My point was you don't know the magnitude of the fixed pattern noise. For example, by subtracting two different filters, you don't know if you have increase it by 2x or completely suppressed it. It seems to me that a better way is to model the low frequency background in single images and ratio it out, leaving the shot noise and fixed pattern noise.

Roger

I would agree with that. It's hardly worth the effort, but the way to go is probably to FT the image and throw out the lower frequencies, using the high frequency data to infer the local pixel variation. However, unless there is a pairwise correlation of adjacent columns I don't think there is going to be any special cancellation or reinforcement of values.
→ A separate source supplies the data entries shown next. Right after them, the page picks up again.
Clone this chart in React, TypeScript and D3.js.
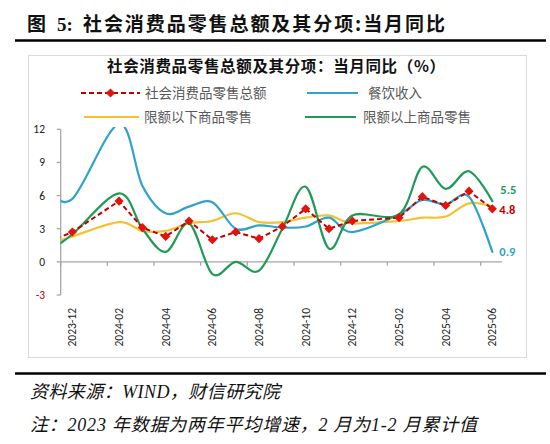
import React from "react";
import * as d3 from "d3";

const months = [
  "2023-11", "2023-12", "2024-01", "2024-02", "2024-03", "2024-04", "2024-05",
  "2024-06", "2024-07", "2024-08", "2024-09", "2024-10", "2024-11", "2024-12",
  "2025-01", "2025-02", "2025-03", "2025-04", "2025-05", "2025-06",
];
const tickLabels = [
  "2023-12", "2024-02", "2024-04", "2024-06", "2024-08",
  "2024-10", "2024-12", "2025-02", "2025-04", "2025-06",
];
const totalRetail: (number | null)[] = [1.8, 2.7, null, 5.5, 3.1, 2.3, 3.7, 2.0, 2.7, 2.1, 3.2, 4.8, 3.0, 3.7, null, 4.0, 5.9, 5.1, 6.4, 4.8];
const catering: (number | null)[] = [6.6, 5.7, null, 12.5, 6.9, 4.4, 5.0, 5.4, 3.0, 3.3, 3.1, 3.2, 4.0, 2.7, null, 4.3, 5.6, 5.2, 5.9, 0.9];
const belowQuota: (number | null)[] = [1.6, 2.3, null, 3.6, 2.8, 2.8, 3.5, 3.7, 4.4, 3.6, 3.6, 4.0, 4.2, 3.5, null, 3.7, 4.0, 4.1, 5.3, 5.0];
const aboveQuota: (number | null)[] = [1.0, 2.5, null, 6.2, 3.0, 0.9, 3.5, -1.1, 0.0, -0.8, 3.0, 6.8, 1.2, 4.2, null, 4.3, 8.6, 6.6, 8.2, 5.5];
const yTicks = [-3, 0, 3, 6, 9, 12];

const C_RED = "#c00000";
const C_DIAMOND = "#e3120b";
const C_BLUE = "#2fa3cc";
const C_YELLOW = "#f2c230";
const C_GREEN = "#219a57";
const AXIS = "#a6a6a6";

export default function App() {
  const axisX = 60.7;
  const slots = 19; // 2023-12 .. 2025-06
  const x = d3.scaleLinear().domain([0, slots]).range([axisX, 504]);
  const y = d3.scaleLinear().domain([-3, 12]).range([295, 129.3]);
  const px = (i: number) => x(i - 1 + 0.5); // months[1] = 2023-12 => slot 0

  type P = { i: number; v: number };
  const pts = (arr: (number | null)[]): P[] =>
    arr.map((v, i) => ({ i, v })).filter((d) => d.v !== null) as P[];

  const smooth = d3
    .line<P>()
    .x((d) => px(d.i))
    .y((d) => y(d.v))
    .curve(d3.curveCardinal.tension(0));
  const straight = d3
    .line<P>()
    .x((d) => px(d.i))
    .y((d) => y(d.v));

  const diamond = d3.symbol().type(d3.symbolSquare).size(42)();

  const totalPts = pts(totalRetail);
  const last = months.length - 1;
  const lastX = px(last);

  const tickBoundaries = d3.range(0, slots + 1, 2);

  const sansNum = "Calibri, Carlito, 'Liberation Sans', Arial, sans-serif";
  const cjk = "'Noto Sans CJK SC', sans-serif";

  return (
    <svg
      width={550}
      height={444}
      style={{ position: "absolute", left: 0, top: 0, background: "#fff" }}
      xmlns="http://www.w3.org/2000/svg"
    >
      <rect x={0} y={0} width={550} height={444} fill="#fff" />
      {/* Figure title */}
      <g fontFamily={cjk} fontWeight={700} fontSize={19} fill="#111">
        <text x={27} y={31}>图</text>
        <text x={57} y={31} fontFamily="'Liberation Serif', serif">5:</text>
        <text x={83} y={31} textLength={362} lengthAdjust="spacing">
          社会消费品零售总额及其分项:当月同比
        </text>
      </g>
      <line x1={15} x2={546} y1={40.5} y2={40.5} stroke="#000" strokeWidth={2.6} />

      {/* Chart box */}
      <rect x={28.5} y={55.5} width={498} height={302} fill="#fff" stroke="#d9d9d9" strokeWidth={1} />

      {/* Chart title */}
      <text x={107} y={72} textLength={338} lengthAdjust="spacing" fontFamily={cjk} fontWeight={700} fontSize={15.5} fill="#111">
        社会消费品零售总额及其分项：当月同比（%）
      </text>

      {/* Legend */}
      <g fontFamily={cjk} fontSize={13.5} fill="#595959">
        <line x1={81} x2={140} y1={93} y2={93} stroke={C_RED} strokeWidth={2} strokeDasharray="5,3" />
        <path d={diamond} transform={`translate(110.5,93) rotate(45)`} fill={C_DIAMOND} />
        <text x={145} y={98}>社会消费品零售总额</text>
        <line x1={307} x2={358} y1={93} y2={93} stroke={C_BLUE} strokeWidth={2} />
        <text x={368} y={98}>餐饮收入</text>
        <line x1={84} x2={139} y1={117} y2={117} stroke={C_YELLOW} strokeWidth={2} />
        <text x={144} y={122}>限额以下商品零售</text>
        <line x1={305} x2={356} y1={117} y2={117} stroke={C_GREEN} strokeWidth={2} />
        <text x={363} y={122}>限额以上商品零售</text>
      </g>

      <defs>
        <clipPath id="plotClip">
          <rect x={axisX} y={127} width={504 - axisX} height={173} />
        </clipPath>
      </defs>

      {/* Y axis */}
      <line x1={axisX} x2={axisX} y1={y(12)} y2={y(-3)} stroke={AXIS} strokeWidth={1.3} />
      {yTicks.map((t) => (
        <g key={t}>
          <line x1={axisX - 4} x2={axisX} y1={y(t)} y2={y(t)} stroke={AXIS} strokeWidth={1.3} />
          <text
            x={45}
            y={y(t) + 4}
            textAnchor="end"
            fontFamily={sansNum}
            fontSize={11.5}
            fill={t < 0 ? "#c00000" : "#222"}
          >
            {t}
          </text>
        </g>
      ))}

      {/* X axis at 0 */}
      <line x1={axisX} x2={x(slots) - 2} y1={y(0)} y2={y(0)} stroke={AXIS} strokeWidth={1.3} />
      {tickBoundaries.map((b) => (
        <line key={b} x1={x(b)} x2={x(b)} y1={y(0)} y2={y(0) + 4} stroke={AXIS} strokeWidth={1.3} />
      ))}
      {tickLabels.map((lab) => {
        const i = months.indexOf(lab);
        const cx = px(i);
        return (
          <text
            key={lab}
            transform={`translate(${cx + 4},308) rotate(-90)`}
            textAnchor="end"
            fontFamily={sansNum}
            fontSize={11.5}
            fill="#222"
          >
            {lab}
          </text>
        );
      })}

      {/* Series */}
      <g clipPath="url(#plotClip)" fill="none" strokeLinejoin="round" strokeLinecap="round">
        <path d={smooth(pts(belowQuota)) || ""} stroke={C_YELLOW} strokeWidth={2.2} />
        <path d={smooth(pts(catering)) || ""} stroke={C_BLUE} strokeWidth={2.2} />
        <path d={smooth(pts(aboveQuota)) || ""} stroke={C_GREEN} strokeWidth={2.2} />
        <path d={straight(totalPts) || ""} stroke={C_RED} strokeWidth={2} strokeDasharray="5,3" strokeLinecap="butt" />
        {totalPts.map((d) => (
          <path
            key={d.i}
            d={diamond}
            transform={`translate(${px(d.i)},${y(d.v)}) rotate(45)`}
            fill={C_DIAMOND}
            stroke="none"
          />
        ))}
      </g>

      {/* End labels */}
      <g fontFamily={sansNum} fontWeight={700} fontSize={12.5}>
        <text x={lastX + 8} y={y(aboveQuota[last] as number) - 7} fill={C_GREEN}>
          {(aboveQuota[last] as number).toFixed(1)}
        </text>
        <text x={lastX + 7} y={y(totalRetail[last] as number) + 5} fill={C_RED}>
          {(totalRetail[last] as number).toFixed(1)}
        </text>
        <text x={lastX + 7} y={y(catering[last] as number) + 4.5} fill={C_BLUE}>
          {(catering[last] as number).toFixed(1)}
        </text>
      </g>

      {/* Footer */}
      <line x1={15} x2={546} y1={373.5} y2={373.5} stroke="#000" strokeWidth={2.6} />
      <g fontFamily="'Liberation Serif', 'Noto Sans CJK SC', serif" fontStyle="italic" fontSize={18} fill="#111">
        <text x={30} y={398} textLength={250} lengthAdjust="spacing">资料来源：WIND，财信研究院</text>
        <text x={30} y={431} textLength={447} lengthAdjust="spacing">注：2023 年数据为两年平均增速，2 月为1-2 月累计值</text>
      </g>
    </svg>
  );
}
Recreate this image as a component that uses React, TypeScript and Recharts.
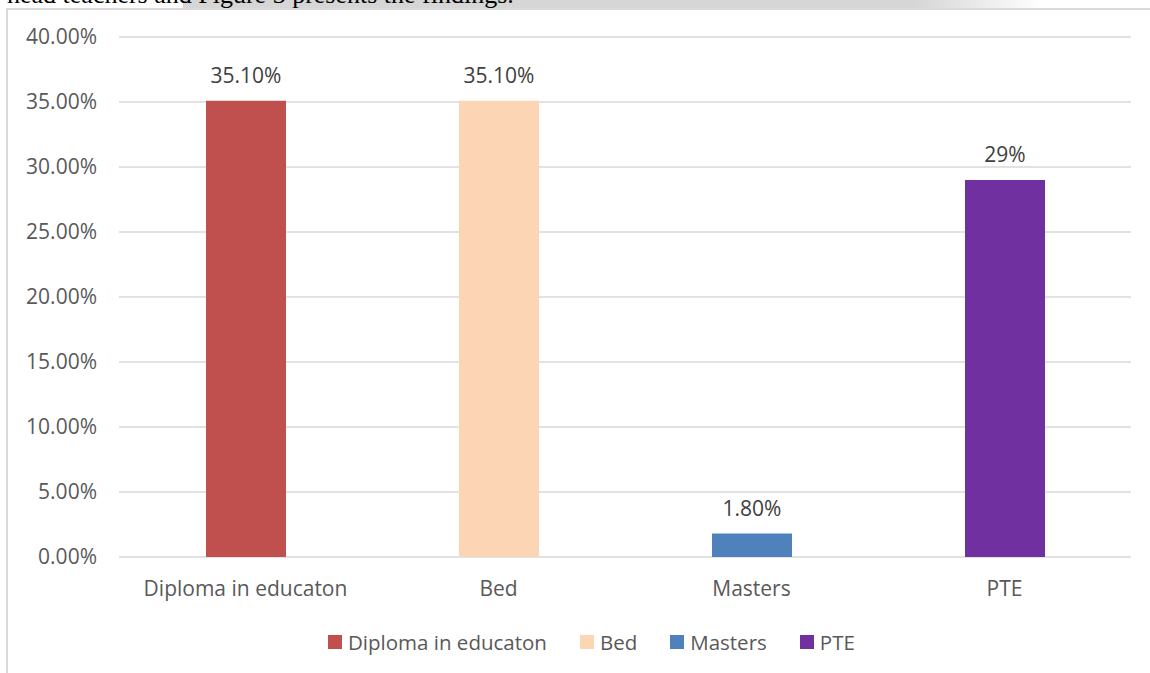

A visual inspection of the sample I posted indicates that this is not an issue.

Personally, I don't see PRNU as an issue and have never had to compensate/fix it in any image from any digital camera.

Roger

I would agree with that. The only place where I would see it as an issue is where its patterned component might mislead and corrupt demosaicing. One might see it on the 7D as a corduroy effect in low ISO skies, but it's at such high SNR's that I doubt it.

The only reason I brought the subject up was your comment "The DXO curves you posted look fine for the Nikon, but are definitely not representative of the Canon. The Canon low iso (top curve) shows curvature over the entire range, while the Nikon is straight at the top 2/3rds or so. The only conclusion I can draw from that is that DXO does not appear to use actual raw data."

I think the DxO data is quite well explained at the low ISO top end by PRNU effects, which in their documentation they explicitly state is part of what their methodology tests for.

[Pao Dolina]

Gentlemen, bottomline given a choice of your Canon setup would you switch to a D3S or upgrade to a 1D4?